Anehnya, si cewek yang jadi korban itu ketika saya bujuk untuk bikin laporan ke polisi malah nggak mau. Kayaknya dia udah pasrah gitu atau bisa jadi malas berurusan sama birokrasi kepolisian yang memang ribet (tau sendiri kan?). “Emasnya murah kok Mas. Lagian, saya mau buru-buru kuliah. Lagi ada kuis,” elaknnya.
Nggak cuma rawan aksi kejahatan, kelakuan supir Kopaja yang ugal-ugalan juga nyaris membuat nyawa seluruh penumpangnya hilang. Jadi, di saat kemacetan total di sekitar rel kereta Roxy, si supir tetap aja tancap gas. Padahal, lampu peringatan kereta mau lewat sudah bunyi dan palang pintu rel juga udah mulai turun.
Benar aja, begitu berada di tengah rel, tiba-tiba mesin Kopaja itu mati. Bisa ditebak, para penumpang berebutan keluar. Si supir justru masih maksa menghidupkan mesin. Di tengah suasana kalut itu, saya langsung menerobos keluar lewat jendela. Untungnya, begitu kereta mendekat, tiba-tiba angkutan itu malah hidup.
Jujur, sejak kejadian itu, saya selalu mengambil posisi duduk di dekat pintu belakang. Memang panas sih, tapi akses keluar lebih gampang jika sewaktu-waktu hal mengerikan itu terjadi lagi.
Nah, yang terjadi sekarang sih cukup mengejutkan. Ternyata Kopaja sekarang tidak seseram dulu. Setidaknya pengalaman saya beberapa hari belakangan. Supirnya tidak seugal-ugalan Metromini P70 jurusan Blok M-Joglo. Terus juga penumpangnya tidak seramai dulu, mungkin karena trayeknya bersaing dengan busway.
Ya, memang sih dari segi kenyamanan dan keamanan Kopaja itu belum dalam taraf memadai.

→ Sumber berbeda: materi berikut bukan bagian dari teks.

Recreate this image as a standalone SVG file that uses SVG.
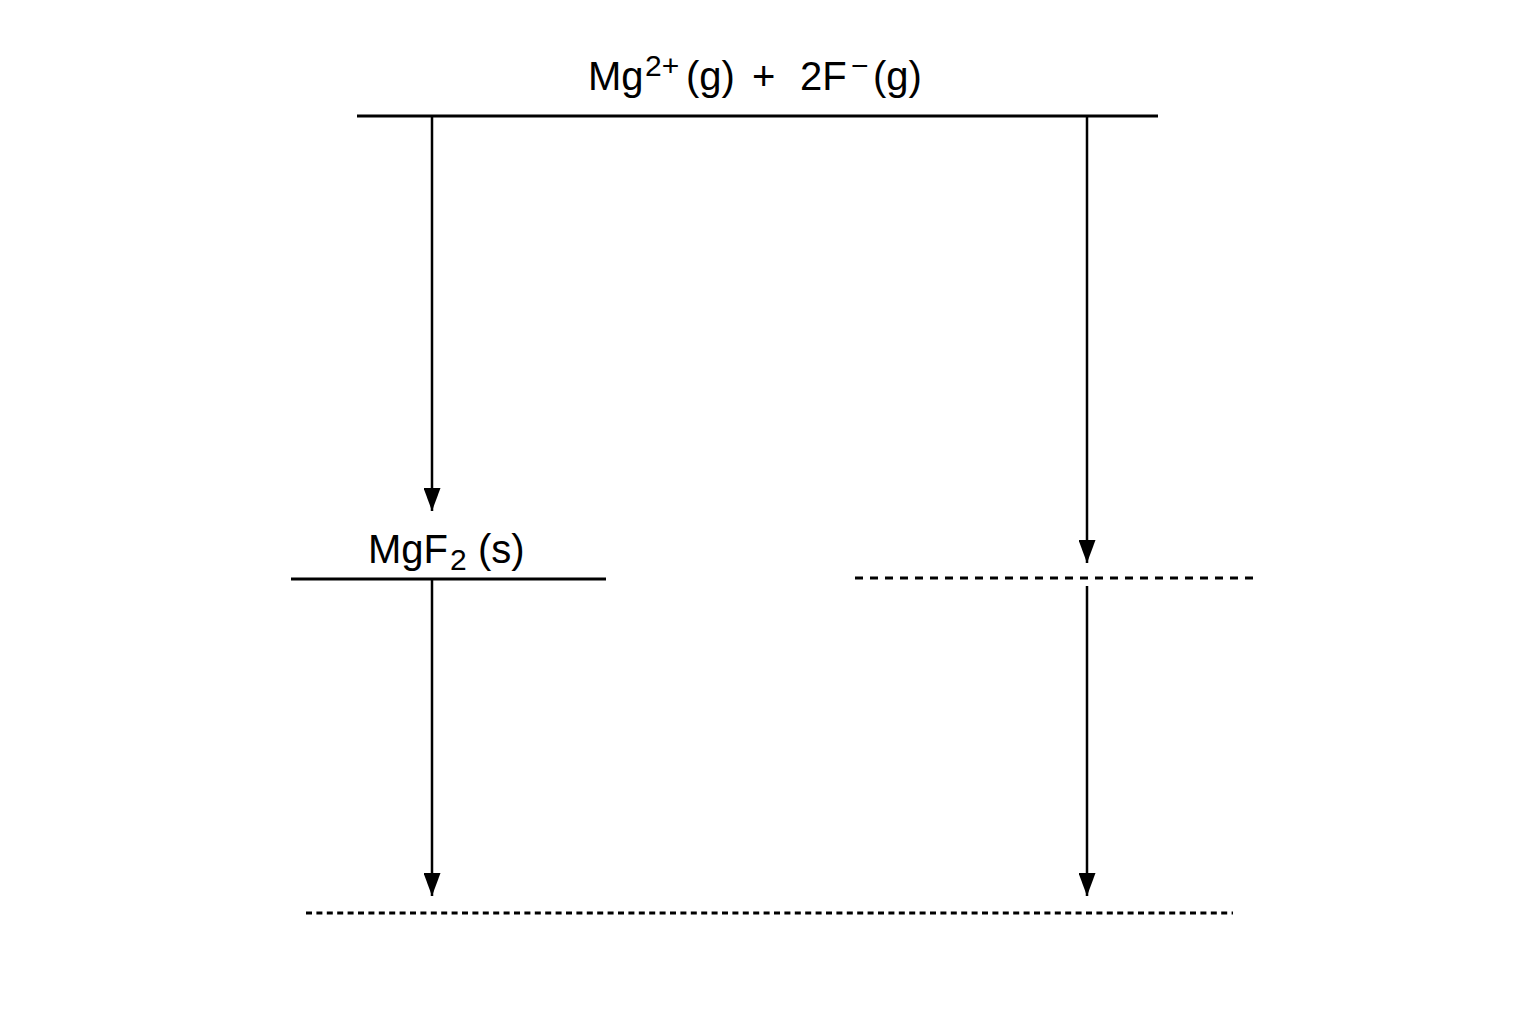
<svg xmlns="http://www.w3.org/2000/svg" width="1536" height="1024" viewBox="0 0 1536 1024">
<defs>
<marker id="ah" markerWidth="23" markerHeight="17" refX="23" refY="8.5" orient="auto" markerUnits="userSpaceOnUse" viewBox="0 0 23 17">
<path d="M0,0 L23,8.5 L0,17 Z" fill="#000"/>
</marker>
</defs>
<style>
.lvl{stroke:#000;stroke-width:3;fill:none}
.dash{stroke:#000;stroke-width:3;stroke-dasharray:8 7;fill:none}
.dot{stroke:#000;stroke-width:3;stroke-dasharray:6 4.4;fill:none}
.arr{stroke:#000;stroke-width:2.5;fill:none;marker-end:url(#ah)}
text{font-family:"Liberation Sans",Arial,sans-serif;fill:#000;font-size:40px}
.sup{font-size:30px}
</style>
<rect width="1536" height="1024" fill="#fff"/>
<g id="level-gas">
<line class="lvl" x1="357" y1="116" x2="1158" y2="116"/>
<text y="90"><tspan x="588">Mg</tspan><tspan class="sup" x="645" y="76">2+</tspan><tspan x="686" y="90">(g)</tspan><tspan x="752">+</tspan><tspan x="800">2F</tspan><tspan class="sup" x="851" y="76">−</tspan><tspan x="873" y="90">(g)</tspan></text>
</g>
<g id="level-mgf2">
<line class="lvl" x1="291" y1="579" x2="606" y2="579"/>
<text y="563"><tspan x="368">MgF</tspan><tspan class="sup" x="450" y="570">2</tspan><tspan x="478" y="563">(s)</tspan></text>
</g>
<g id="level-mid-dashed">
<line class="dash" x1="855" y1="578" x2="1254" y2="578"/>
</g>
<g id="level-bottom-dotted">
<line class="dot" x1="306" y1="913" x2="1233" y2="913"/>
</g>
<g id="connectors">
<line class="arr" x1="432" y1="117" x2="432" y2="511"/>
<line class="arr" x1="432" y1="580" x2="432" y2="896"/>
<line class="arr" x1="1087" y1="117" x2="1087" y2="563"/>
<line class="arr" x1="1087" y1="586" x2="1087" y2="896"/>
</g>
</svg>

Tapi dibandingkan harus ke kantor menggunakan mobil atau motor, saya lebih suka naik Kopaja. Di samping tingkat stres berkurang kalo terjebak di kemacetan, dari sisi pengeluaran biaya juga lebih murah. Satu lagi, hitung-hitung membantu mengurangi pembuangan emisi gas beracun dari kendaraan pribadi.